Justin Bieber does not want to be Christmas Number One - and has called on his followers to support the NHS Choir's charity single instead.
Bieber is narrowly ahead of the NHS Choir in the race for the Christmas Number One, with just two days to go.
He tweeted: " I'm hearing this UK Christmas race is close...but the @Choir_NHS single is for charity. So...
"so for 1 week it's ok not to be #1. Let's do the right thing & help them win. It's Christmas. @Choir_NHS good luck".
Bieber added: "This is what it's all about. Merry Christmas :)"
The Lewisham & Greenwich NHS Choir's single A Bridge Over You almost closed the gap overnight and is now just 662 combined sales behind Bieber's Love Yourself.
Proceeds from the NHS Choir's single will go to charities including Carers UK and Mind.
With last year's Christmas Number One - from X Factor winner Ben Haenow - having notched up 214,000 combined sales, 662 is a very narrow lead.
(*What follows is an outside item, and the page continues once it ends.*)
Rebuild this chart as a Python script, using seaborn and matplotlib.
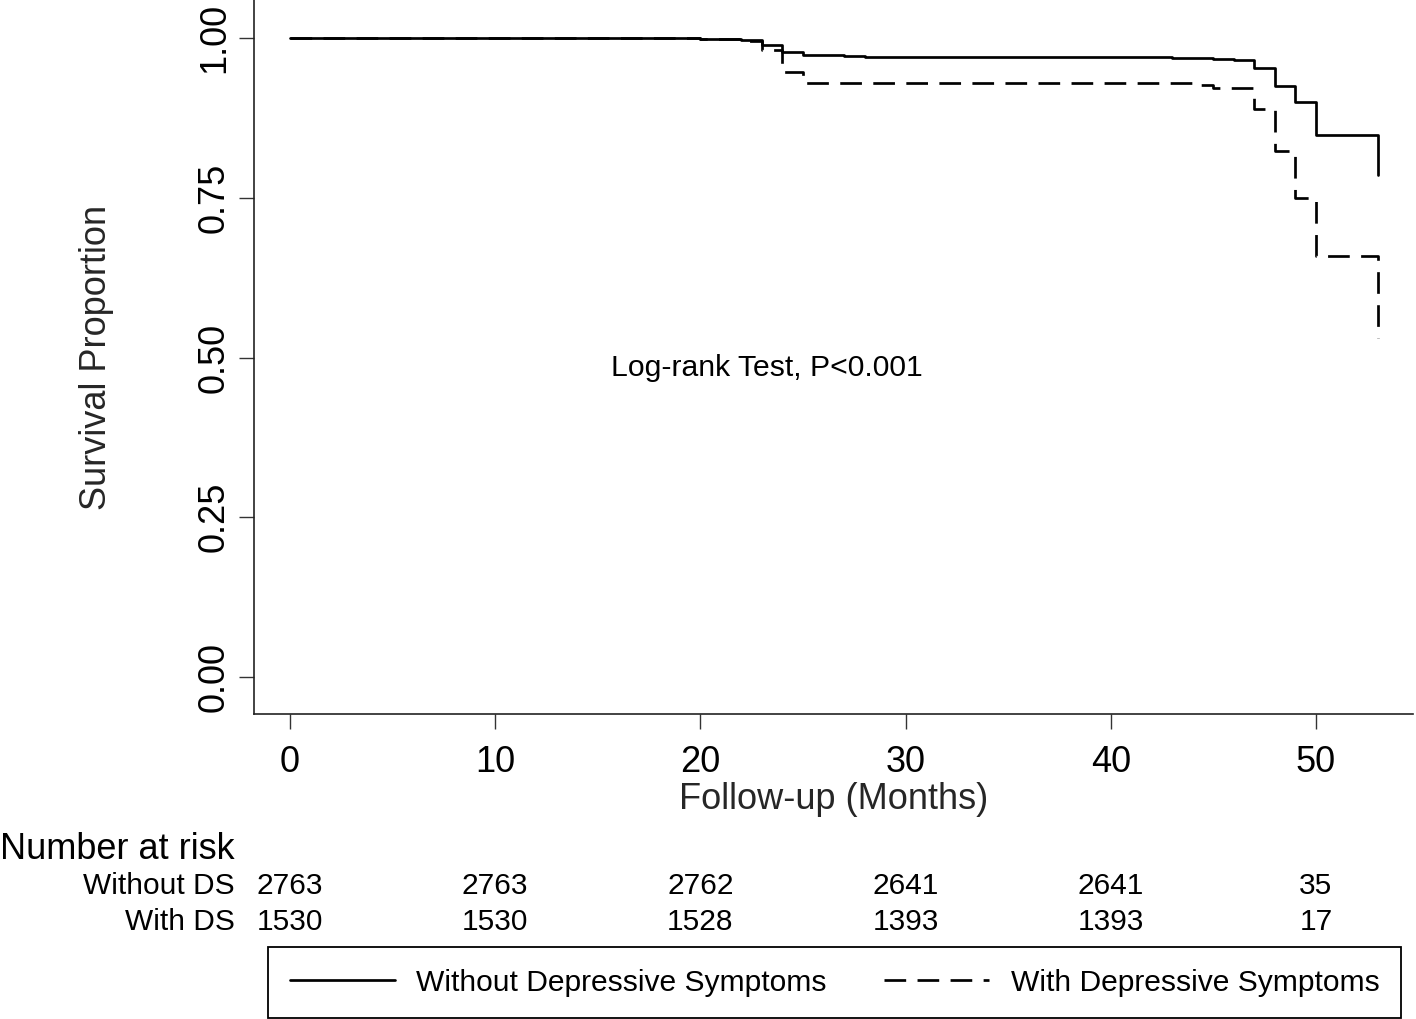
import numpy as np
import pandas as pd
import seaborn as sns
import matplotlib.pyplot as plt
import matplotlib.transforms as mtransforms

# Kaplan-Meier step estimates
groups = ["Without Depressive Symptoms", "With Depressive Symptoms"]
months_without = [0, 20, 22, 23, 24, 25, 27, 28, 43, 45, 46, 47, 48, 49, 50, 53]
surv_without = [1.0, 0.999, 0.997, 0.990, 0.978, 0.974, 0.972, 0.970, 0.969,
                0.967, 0.966, 0.953, 0.925, 0.901, 0.848, 0.786]
months_with = [0, 20, 22, 23, 24, 25, 44, 45, 47, 48, 49, 50, 53]
surv_with = [1.0, 0.999, 0.996, 0.982, 0.948, 0.930, 0.927, 0.922, 0.890,
             0.823, 0.750, 0.659, 0.531]

# number at risk table
risk_times = [0, 10, 20, 30, 40, 50]
risk_labels = ["Without DS", "With DS"]
risk_without = [2763, 2763, 2762, 2641, 2641, 35]
risk_with = [1530, 1530, 1528, 1393, 1393, 17]

x_ticks = [0, 10, 20, 30, 40, 50]
y_ticks = [0.0, 0.25, 0.50, 0.75, 1.0]

df = pd.concat([
    pd.DataFrame({"month": months_without, "surv": surv_without, "group": groups[0]}),
    pd.DataFrame({"month": months_with, "surv": surv_with, "group": groups[1]}),
], ignore_index=True)

sns.set_style("ticks")
plt.rcParams['font.family'] = ['Liberation Sans', 'DejaVu Sans']
plt.rcParams['text.color'] = 'black'

W, H = 1416, 1019
fig = plt.figure(figsize=(W / 100, H / 100), dpi=100)
ax = fig.add_axes([254 / W, 1 - 714 / H, (1413 - 254) / W, 714 / H])

sns.lineplot(
    data=df, x="month", y="surv", style="group", style_order=groups,
    dashes={groups[0]: "", groups[1]: (8.0, 4.2)},
    color="black", linewidth=1.95, drawstyle="steps-post",
    estimator=None, sort=False, legend=False, ax=ax,
)

ax.set_xlim(-1.754, 54.73)
ax.set_ylim(-0.058, 1.060)
ax.set_xticks(x_ticks)
ax.set_yticks(y_ticks)
ax.set_yticklabels([f"{v:.2f}" for v in y_ticks])
ax.tick_params(axis='both', direction='out', length=10.5, width=1.0,
               color='#333333', labelsize=26, labelcolor='black')
ax.tick_params(axis='x', pad=12)
ax.tick_params(axis='y', pad=5.3, labelrotation=90)
for lab in ax.get_yticklabels():
    lab.set_va('center')

sns.despine(ax=ax)
for s in ['left', 'bottom']:
    ax.spines[s].set_linewidth(1.2)
    ax.spines[s].set_color('#222222')

ax.set_xlabel("Follow-up (Months)", fontsize=26)
ax.xaxis.set_label_coords(0.5, (714 - 782) / 712)
ax.set_ylabel("Survival Proportion", fontsize=26)
ax.yaxis.set_label_coords((114 - 254) / 1159, 0.5)

ax.text(0.4424, 0.474, "Log-rank Test, P<0.001", transform=ax.transAxes,
        ha='center', va='baseline', fontsize=21.7)

# risk table below the axis
blend = mtransforms.blended_transform_factory(ax.transData, fig.transFigure)
fig.text(0.0, 1 - 859 / H, "Number at risk", ha='left', va='baseline', fontsize=26)
for row, (lab, vals) in enumerate(zip(risk_labels, [risk_without, risk_with])):
    yb = 1 - (894.5 + row * 36) / H
    fig.text(235 / W, yb, lab, ha='right', va='baseline', fontsize=21.5)
    for t, v in zip(risk_times, vals):
        ax.text(t, yb, str(v), transform=blend, ha='center', va='baseline',
                fontsize=21.5)

handles = ax.get_lines()[:2]
leg = fig.legend(handles, groups, loc='upper left',
                 bbox_to_anchor=(268 / W, 1 - 947 / H), bbox_transform=fig.transFigure,
                 ncol=2, fontsize=21.6, frameon=True, fancybox=False,
                 edgecolor='black', framealpha=1, borderaxespad=0,
                 handlelength=3.5, handletextpad=0.73, columnspacing=1.9,
                 borderpad=0.72)
leg.get_frame().set_linewidth(1.3)

fig.savefig("out.png", dpi=100)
This is the closest Christmas Number One race since 2009, when Rage Against The Machine's single Killing In The Name was pitted against The X Factor winner Joe McElderry's The Climb.
But barring a last-minute surge, this year's X Factor winner Louisa Johnson is unlikely to have a look-in for the Christmas Number One.
Martin Talbot, Chief Executive of the Official Charts Company, said: "As well as climaxing on Christmas Day for just the fourth time in history, this year's race for the festive Number One is looking like one of the closest ever.
"With just two days to go, it really is too close to call - possibly the most exciting battle since Joe McElderry took on Rage Against The Machine in 2009."
The race will finish at midnight on Christmas Eve, with the result announced by 1pm on Christmas Day.
Coral bookmakers announced they were suspending bets on who would claim the Christmas Number One spot as Bieber's tweets had all but guaranteed a win for the NHS Choir.
Spokesman John Hill said: "It's hard to see the NHS Choir not getting the top spot on Christmas Day now that Justin Bieber, their only rival, is behind their charity song.
"Before we pulled the plug we saw a huge gamble on the NHS Choir so it is likely to be a popular result with punters."
Odds for the charity song had reached as short as 1/25 before they stopped bets, with Coral saying there had been "one-way traffic" putting money down on the choir's victory all day.